In recent years, India has witnessed major overhauls to listing requirements for companies, disclosures, insider trading rules, and other corporate governance norms. These have evolved alongside, and sometimes in response to, some unfortunate incidents of frauds such as the one at Satyam Computer Services in 2009. There have also been instances of failure to abide by corporate governance norms at institutions of the likes of IL&FS, Kingfisher Airlines, and ICICI Bank – all of them in very recent memory.
Even within the larger framework of corporate governance, insider trading of stock exchange-listed shares crops up so often in the public domain. The Securities and Exchange Board of India (SEBI) has been particularly active in investigating such cases and barring perpetrators and entities from accessing the capital markets for certain periods. Since the beginning of this year alone, some of the cases that have come to focus involve big corporate names.
Just last month, SEBI barred Allegro Capital, and one of Biocon’ senior executives, from the securities market for a year in an alleged case of insider trading activities at the biotech company. It also directed them to disgorge gains and interest to the tune of Rs. 24 lakh. Allegro Capital as well as its director Kunal Ashok Kashyap will have to cough up Rs. 10 lakh each as fine.
Earlier, SEBI had barred eight entities, including Capital One and Tesora Capital, for engaging in insider trading in the shares of Infosys. They cannot engage in buying and selling of shares until further orders. Iconic retailer Kishore Biyani too has faced the ire of SEBI as the regulator barred the Future Group founder, his brother Anil Biyani, and some entities from the securities market for a year.
All these cases have brought the spotlight on the roles and responsibilities of the board of directors in maintaining corporate sanctity. Although many of these instances may, or may not, involve directors of companies in which the shares have been traded, the Companies Act 2013 requires disclosures as such be made to the shareholders periodically. Especially if a director who has been found in violation by SEBI is seeking shareholder approval for an appointment or reappointment, it needs to be disclosed.

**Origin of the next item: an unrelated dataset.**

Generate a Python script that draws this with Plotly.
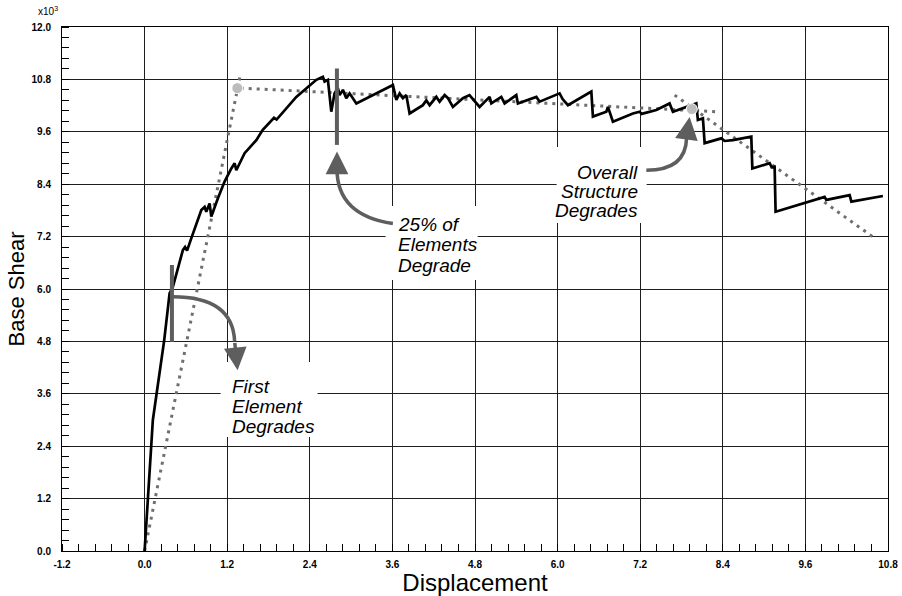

Curiously, one such company that appears to have opted to remain muted in it’s responsibility for ensuring transparency is Kirloskar Ferrous Industries (KFIL). The company is seeking re-appointment of A.N. Alawani as a Non-Executive Director in the upcoming AGM. Last October, SEBI had penalised Alawani and promoters like Atul Kirloskar for violating norms relating to the securities market. However, the upcoming AGM notice and explanatory statements do not disclose this fact about Mr. Alawani. SEBI’s Listing Obligations and Disclosure Requirement interpretations are subjective but KFIL should seek such an opportunity to table such facts upfront in interest of minority shareholders.
This discussion holds relevance in the face of the market regulators trying to polish corporate governance framework with higher reward for insider trading whistleblowers. SEBI has also amended regulations for Independent Directors, and tweaked the criteria for Invits and REITs last month to promote better practices.
The culmination of such efforts are not just to check frauds and mismanagement, but to ultimately work in the interest of the minority shareholders who bear the brunt of greed of a few in the ecosystem. So as the world is moving towards greater adoption of ESG goals, such initiatives and discussions become even more relevant.